The success of a DRT service rely on several pillars. In this second article, we will discuss the importance of service design when designing Demand-Responsive Transport. Even if dynamic DRT works with algorithms that make route decisions autonomously, the logic of building the offer (different from the scheduling / dressing used for fixed lines) requires a few choices to be made.
Designing Demand-Responsive Transport: the right questions
What is to be served?
We recommand to rely on demand and to define the areas (origin-destinations) that you would like to serve with DRT. Answering this question is not always easy, however, there is some data you can use:
- Data from an existing service
- Historical data on fixed lines
- Travel surveys
- Data from your national statistics bureau
- Data from telephone operators, etc.
Which service for which purpose?
The aim here is to define the quality of service you want to achieve. These goals vary according to the context. For example, in a dense area, it may be interesting to offer a reservation at the latest 5 or 10 minutes before departure, or even in real time. In a less densely populated area, the focus may be more on the frequency of daily trips or the guarantee of interconnection with other modes of transport. For a company, one might even think about a guaranteed arrival time at the company’s location.
Which service model should be implemented?
Once the DRT’s goals are identified, the service model must be set. Several models exist, here are some of them:
- The zonal model: this is the simplest and most applied model. It is also called “freefloating”. It involves defining a specific area in which vehicles will operate. Pick-up and drop-off within this zone is directly managed by the algorithm according to demand, with or without additional constraints. In Melun, the service model allows to take the DRT from and to any point of the area.
In Clamart, DRT vehicles ride without restrictions throughout the entire perimeter of the service, with a few stops at mandatory times.

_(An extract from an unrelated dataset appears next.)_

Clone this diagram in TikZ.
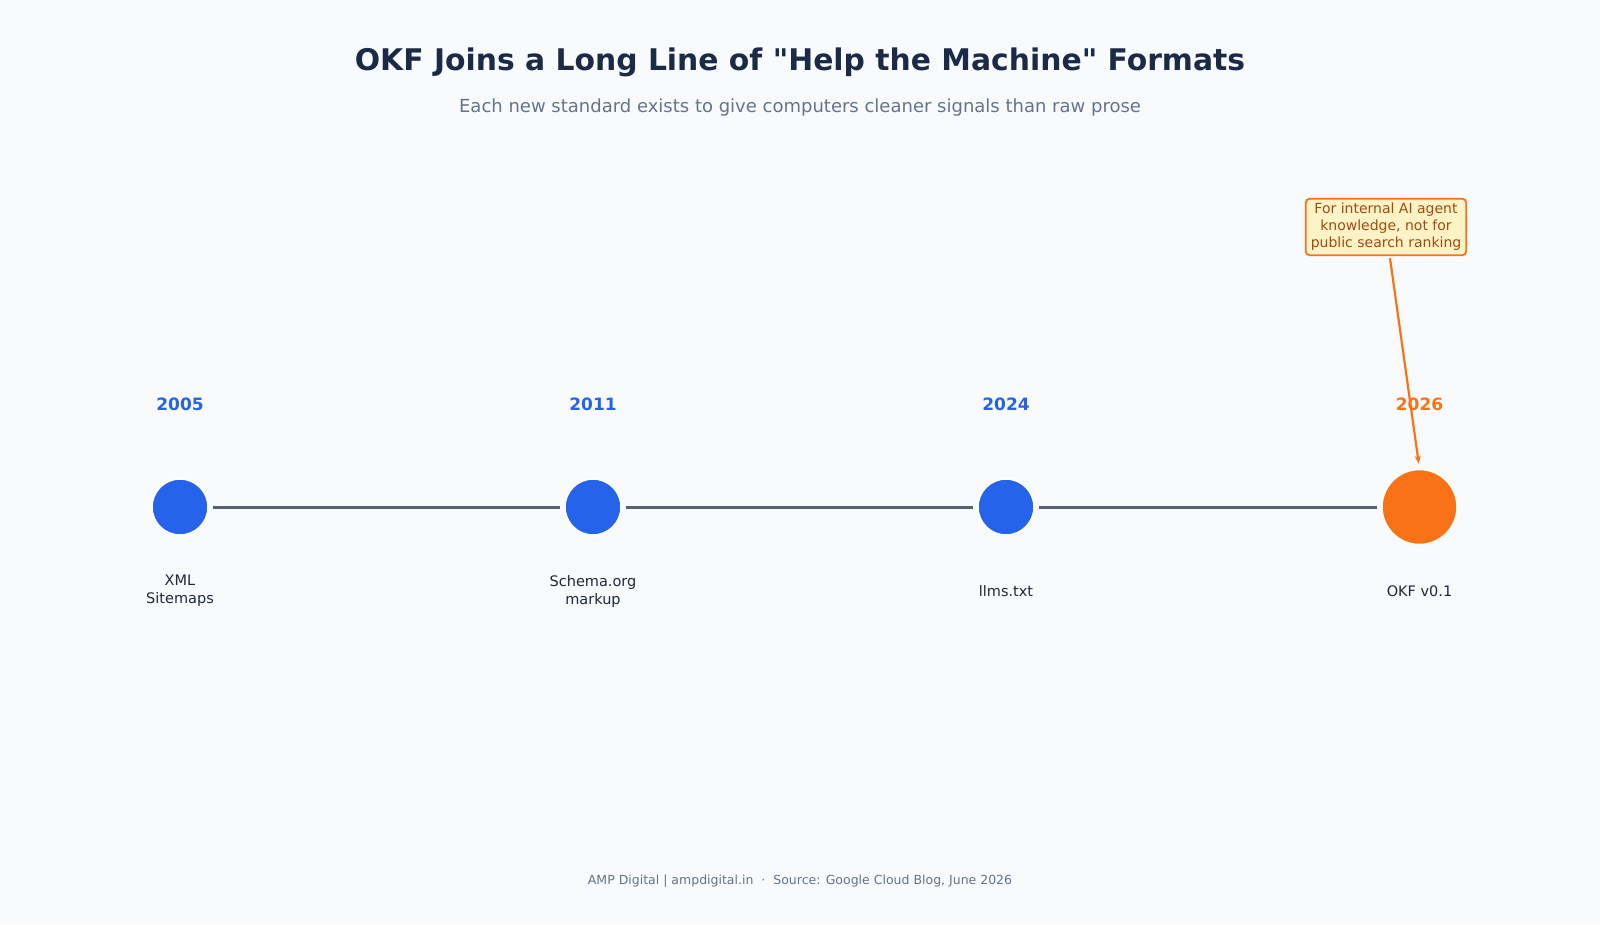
\documentclass[tikz,border=0pt]{standalone}
\usepackage{fontspec}
\setmainfont{DejaVu Sans}[Ligatures=TeXOff]
\usetikzlibrary{arrows.meta}
\definecolor{bg}{HTML}{F9FAFB}
\definecolor{navy}{HTML}{1B2A47}
\definecolor{slate}{HTML}{64748B}
\definecolor{dark}{HTML}{1E293B}
\definecolor{linec}{HTML}{556274}
\definecolor{blue}{HTML}{2563EB}
\definecolor{orng}{HTML}{F97316}
\definecolor{notefill}{HTML}{FEF3C7}
\definecolor{notetext}{HTML}{A14B0C}
\tikzset{
  x=1pt, y=-1pt,
  dot/.style={circle, fill=blue, draw=white, line width=1.5pt, minimum size=56pt, inner sep=0pt},
  bigdot/.style={circle, fill=orng, draw=white, line width=1.5pt, minimum size=75pt, inner sep=0pt},
  year/.style={font=\fontsize{17}{20}\selectfont\bfseries, text=blue},
  lbl/.style={font=\fontsize{14.5}{18}\selectfont, text=dark, align=center},
  link/.style={draw=linec, line width=3pt, shorten <=4pt, shorten >=4pt},
}
\begin{document}
\begin{tikzpicture}
\fill[bg] (0,0) rectangle (1600,924);
\useasboundingbox (0,0) rectangle (1600,924);

\node[font=\fontsize{29.8}{34}\selectfont\bfseries, text=navy] (title) at (800,62) {OKF Joins a Long Line of "Help the Machine" Formats};
\node[font=\fontsize{18}{22}\selectfont, text=slate] (sub) at (800,108) {Each new standard exists to give computers cleaner signals than raw prose};

\node[dot] (c1) at (180,507) {};
\node[dot] (c2) at (593,507) {};
\node[dot] (c3) at (1006,507) {};
\node[bigdot] (c4) at (1419.5,507) {};

\draw[link] (c1) -- (c2);
\draw[link] (c2) -- (c3);
\draw[link] (c3) -- (c4);

\node[year] (y1) at (180,404) {2005};
\node[year] (y2) at (593,404) {2011};
\node[year] (y3) at (1006,404) {2024};
\node[year, text=orng] (y4) at (1419.5,404) {2026};

\node[lbl] (l1) at (180,591) {XML\\Sitemaps};
\node[lbl] (l2) at (593,591) {Schema.org\\markup};
\node[lbl] (l3) at (1006,591) {llms.txt};
\node[lbl] (l4) at (1419.5,591) {OKF v0.1};

\node[draw=orng, fill=notefill, line width=1.8pt, rounded corners=4pt, text=notetext,
      font=\fontsize{14}{17}\selectfont, align=center, inner xsep=5pt, inner ysep=4.5pt] (note) at (1386,227)
  {For internal AI agent\\knowledge, not for\\public search ranking};
\coordinate (a0) at ([xshift=4pt,yshift=-2pt]note.south);
\draw[draw=orng, line width=2.2pt, -{Stealth[length=8pt,width=6pt]}, shorten >=5pt] (a0) -- (c4.north);

\node[font=\fontsize{12.5}{15}\selectfont, text=slate] (foot) at (800,881) {AMP Digital | ampdigital.in~~·~~Source: Google Cloud Blog, June 2026};
\end{tikzpicture}
\end{document}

- The feeder model: it is based on the zonal model, with additional constraint. This model allows users to be picked up in a delimited zone and impose the vehicle to go to a given point at a specific time, even if the vehicle’s route is flexible. For example, a stop at the train station may be mandatory at 8.00 a.m. because a train stops there at 8.10 a.m. This model is used in the context of intermodality (interfacing with other ways of transport). It’s one of the biggest challenges of DRT, which is not intended to replace the existing network, but to complete the mobility offer. In Strasbourg, zonal DRT for journeys within the metropolitan area is added to DRT for journeys to reach tramways and bus stations.
- The virtual line: the historical model which respects the classical lines, but which stops only when there is a request.
How to optimize the grouping rate ?
There is no exact answer to this question because it depends on the context of implementation and use cases. Supply and demand will greatly contribute to providing a solution. For a given demand, the consequences will not be the same according to the number of vehicles available. Moreover, technical optimisation will impact the rate of groupage: frequency of journeys, authorised detours, etc…
Almost all of today’s dynamic Demand-Responsive Transport solutions offer simulations that allow the comparison of different scenarios by playing with various parameters to find a solution with the optimal estimated grouping rate.
Is the DRT service understandable to the user?
It’s always tempting to embark on a highly technical approach to achieve a highly optimized and intelligent service configuration. However, this configuration may in fact be too complex to be understood by users who will not want to use it. In order to design an efficient Demand-responsive Transport, it is better to design a service that is slightly less optimised from a technical point of view, but which is widely used because understood by the public.